INTRODUÇÃO
Atualmente, a mera atitude de diferenciar seres humanos pelos mais diversos critérios, é logo tachada de “preconceito”, um “chavão” recorrente a fim de se pôr termo a discussões, grosso modo, de profundeza moral.
Todavia, o que se denota nesses nossos dias é a vulgarização do termo, o qual passou por um deslocamento semântico perdendo completamente seu significado etimológico.
A relevância em abordar-se o tema projeta-se na forte tendência política imprimida pelos nossos governantes em se combater preconceitos de toda ordem, inclusive com crescentes interferências na esfera criminal, ameaçando certas salva-guardas individuais.
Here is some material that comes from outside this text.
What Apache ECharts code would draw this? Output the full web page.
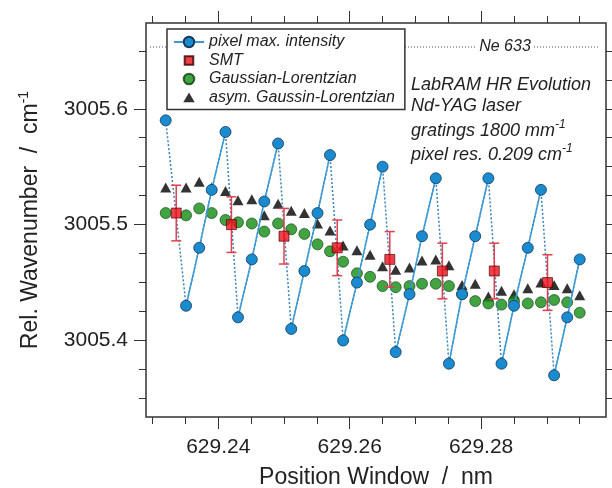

Exemplo disso é que a nossa própria Constituição Federal invoca em seu preâmbulo a ausência de preconceitos como uma diretriz suprema (artigo 3º inciso IV), empregando o termo como sinônimo de discriminação, no objetivo de expurgar a prática da sociedade.
Todavia, ao contrário da discriminação, que pode ser punida de forma casuística, o preconceito não deve ser passível de pena, como haveremos de demonstrar.
O QUE É PRECONCEITO?
Etimologicamente, o preconceito significa um “conceito ou opinião formada antecipadamente, sem maior ponderação ou conhecimento dos fatos. Calcado no francês préconçu"[1].
Trata-se o preconceito de um juízo pré-concebido, uma ideia não muito amadurecida sobre determinado objeto. Esta ideia formulada sem muita segurança encontra-se em estado de tensão com um conceito. É um estado de tensão, pois não há segurança ainda firme na formulação desta ideia. O que caracteriza o preconceito é justamente isso: ao contrário da ciência, conhecimento certo e seguro, o preconceito é conhecimento inseguro. Mas nem por isso deixa de ser conhecimento.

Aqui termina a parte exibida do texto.